Sift the material for lines containing "React", and return them.

## Start Dataset content

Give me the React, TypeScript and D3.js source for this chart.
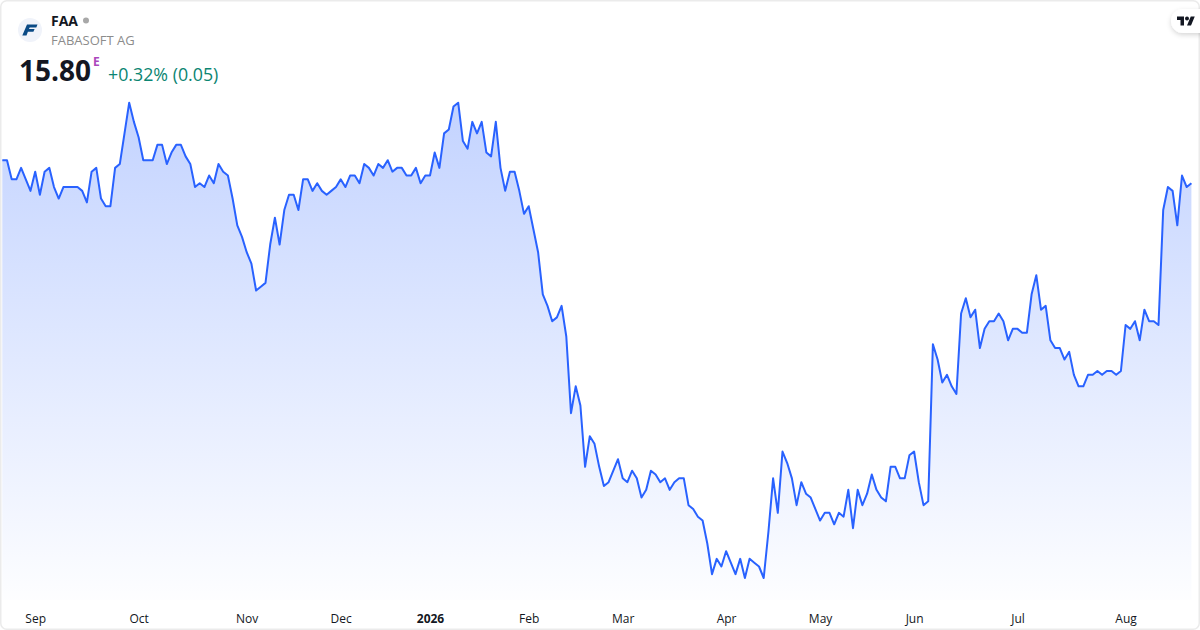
import React, { useEffect, useRef } from 'react'
import * as d3 from 'd3'

// closing prices
const prices = [
    16.10, 16.10, 15.85, 15.85, 16.00, 15.85, 15.70, 15.95, 15.65, 15.95, 16.00, 15.75, 15.60, 15.75, 15.75, 15.75,
    15.75, 15.70, 15.55, 15.95, 16.00, 15.60, 15.50, 15.50, 16.00, 16.05, 16.45, 16.85, 16.60, 16.40, 16.10, 16.10,
    16.10, 16.30, 16.30, 16.05, 16.20, 16.30, 16.30, 16.15, 16.05, 15.75, 15.80, 15.75, 15.90, 15.80, 16.05, 15.95,
    15.90, 15.60, 15.25, 15.10, 14.90, 14.75, 14.40, 14.45, 14.50, 15.00, 15.35, 15.00, 15.45, 15.65, 15.65, 15.45,
    15.85, 15.85, 15.70, 15.80, 15.70, 15.65, 15.70, 15.75, 15.85, 15.75, 15.90, 15.90, 15.80, 16.05, 16.00, 15.90,
    16.05, 16.00, 16.10, 15.95, 16.00, 16.00, 15.90, 15.90, 16.00, 15.80, 15.90, 15.90, 16.20, 16.00, 16.45, 16.50,
    16.80, 16.85, 16.35, 16.25, 16.60, 16.45, 16.60, 16.20, 16.15, 16.60, 16.00, 15.70, 15.95, 15.95, 15.70, 15.40,
    15.50, 15.20, 14.90, 14.35, 14.20, 14.00, 14.05, 14.20, 13.80, 12.80, 13.15, 12.90, 12.10, 12.50, 12.40, 12.10,
    11.85, 11.90, 12.05, 12.20, 11.95, 11.90, 12.05, 11.95, 11.70, 11.80, 12.05, 12.00, 11.90, 11.95, 11.80, 11.90,
    11.95, 11.95, 11.60, 11.55, 11.45, 11.40, 11.10, 10.70, 10.90, 10.80, 11.00, 10.85, 10.70, 10.90, 10.65, 10.90,
    10.85, 10.80, 10.65, 11.25, 11.95, 11.50, 12.30, 12.15, 11.95, 11.60, 11.90, 11.75, 11.70, 11.55, 11.40, 11.50,
    11.50, 11.35, 11.50, 11.45, 11.80, 11.30, 11.80, 11.60, 11.75, 12.00, 11.80, 11.70, 11.65, 12.10, 12.10, 11.95,
    11.95, 12.25, 12.30, 11.90, 11.60, 11.65, 13.70, 13.50, 13.20, 13.30, 13.15, 13.05, 14.10, 14.30, 14.05, 14.15,
    13.65, 13.90, 14.00, 14.00, 14.10, 14.00, 13.75, 13.90, 13.90, 13.85, 13.85, 14.35, 14.60, 14.15, 14.20, 13.75,
    13.65, 13.65, 13.50, 13.60, 13.30, 13.15, 13.15, 13.30, 13.30, 13.35, 13.30, 13.35, 13.35, 13.30, 13.35, 13.95,
    13.90, 14.00, 13.75, 14.15, 14.00, 14.00, 13.95, 15.45, 15.75, 15.70, 15.25, 15.90, 15.75, 15.80,
]

const tickLabels = ['Sep', 'Oct', 'Nov', 'Dec', '2026', 'Feb', 'Mar', 'Apr', 'May', 'Jun', 'Jul', 'Aug']
const tickIndexes = [7, 29, 52, 72, 91, 112, 132, 154, 174, 194, 216, 239]

const FONT = '"Open Sans", "Noto Sans", sans-serif'

const App: React.FC = () => {
    const chartRef = useRef<SVGSVGElement | null>(null)

    useEffect(() => {
        if (!chartRef.current) return
        const width = 1200
        const height = 630

        const svg = d3.select(chartRef.current)
        svg.selectAll('*').remove()
        svg.attr('width', width)
            .attr('height', height)
            .attr('viewBox', `0 0 ${width} ${height}`)
            .style('position', 'absolute')
            .style('left', 0)
            .style('top', 0)
            .style('background', '#fff')

        const x = d3.scaleLinear().domain([0, prices.length - 1]).range([2.3, 1191.4])
        const y = d3.scaleLinear().domain([10.65, 16.85]).range([578, 102.7])

        const defs = svg.append('defs')
        const grad = defs.append('linearGradient')
            .attr('id', 'areaFill')
            .attr('gradientUnits', 'userSpaceOnUse')
            .attr('x1', 0).attr('x2', 0)
            .attr('y1', 102).attr('y2', 600)
        grad.append('stop').attr('offset', 0).attr('stop-color', '#2962ff').attr('stop-opacity', 0.28)
        grad.append('stop').attr('offset', 1).attr('stop-color', '#2962ff').attr('stop-opacity', 0.01)

        const shadow = defs.append('filter').attr('id', 'pillShadow')
            .attr('x', '-30%').attr('y', '-30%').attr('width', '160%').attr('height', '180%')
        shadow.append('feDropShadow')
            .attr('dx', 0).attr('dy', 2).attr('stdDeviation', 2.5)
            .attr('flood-color', '#000').attr('flood-opacity', 0.16)

        // area + line
        const area = d3.area<number>().x((_, i) => x(i)).y0(600).y1(d => y(d))
        const line = d3.line<number>().x((_, i) => x(i)).y(d => y(d))

        svg.append('path').datum(prices).attr('d', area).attr('fill', 'url(#areaFill)')
        svg.append('path').datum(prices).attr('d', line)
            .attr('fill', 'none')
            .attr('stroke', '#2962ff')
            .attr('stroke-width', 2)
            .attr('stroke-linejoin', 'round')

        // month axis
        const axis = d3.axisBottom(x)
            .tickValues(tickIndexes)
            .tickSize(0)
            .tickFormat((_, i) => tickLabels[i])
        svg.append('g')
            .attr('transform', 'translate(0,611)')
            .call(axis)
            .call(g => g.select('.domain').remove())
            .call(g => g.selectAll('.tick text')
                .attr('fill', '#131722')
                .attr('font-family', FONT)
                .attr('font-size', 12)
                .attr('font-weight', (_, i) => tickLabels[i] === '2026' ? 700 : 400))

        // card border
        svg.append('rect')
            .attr('x', 0.75).attr('y', 0.75)
            .attr('width', width - 1.5).attr('height', height - 1.5)
            .attr('rx', 6)
            .attr('fill', 'none')
            .attr('stroke', '#ebebeb')
            .attr('stroke-width', 1.5)

        // symbol logo
        svg.append('circle').attr('cx', 30).attr('cy', 30).attr('r', 12).attr('fill', '#f0f3fa')
        svg.append('path')
            .attr('d', 'M27 24.5h10.5l-1.2 2.9h-6.6l-.7 1.7h5.6l-1.2 2.7h-5.5l-1.4 3.7h-4.2z')
            .attr('fill', '#0a4a85')

        // header text
        const header = svg.append('g').attr('font-family', FONT)
        header.append('text').attr('x', 51).attr('y', 26)
            .attr('font-size', 14).attr('font-weight', 700).attr('fill', '#131722').text('FAA')
        header.append('circle').attr('cx', 86).attr('cy', 20.5).attr('r', 3).attr('fill', '#a8a8a8')
        header.append('text').attr('x', 51).attr('y', 45)
            .attr('font-size', 13).attr('fill', '#8c8c8c').text('FABASOFT AG')
        header.append('text').attr('x', 19).attr('y', 81)
            .attr('font-size', 28).attr('font-weight', 700).attr('fill', '#131722').text('15.80')
        header.append('text').attr('x', 93).attr('y', 66)
            .attr('font-size', 12).attr('font-weight', 700).attr('fill', '#ab47bc').text('E')
        header.append('text').attr('x', 108).attr('y', 81)
            .attr('font-size', 17.8).attr('fill', '#0b8572').text('+0.32% (0.05)')

        // tradingview badge
        svg.append('rect')
            .attr('x', 1171).attr('y', 9)
            .attr('width', 50).attr('height', 24)
            .attr('rx', 12)
            .attr('fill', '#fff')
            .attr('filter', 'url(#pillShadow)')
        const mark = svg.append('g').attr('transform', 'translate(1177,14.5) scale(0.5)').attr('fill', '#131722')
        mark.append('path').attr('d', 'M14 22H7V11H0V4h14v18zM28 22h-8l7.5-18h8L28 22z')
        mark.append('circle').attr('cx', 20).attr('cy', 8).attr('r', 4)
    }, [])

    return <svg ref={chartRef}></svg>
}

export default App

## End Dataset content

* _Task answer_:
Give me the React, TypeScript and D3.js source for this chart.
import React, { useEffect, useRef } from 'react'
const App: React.FC = () => {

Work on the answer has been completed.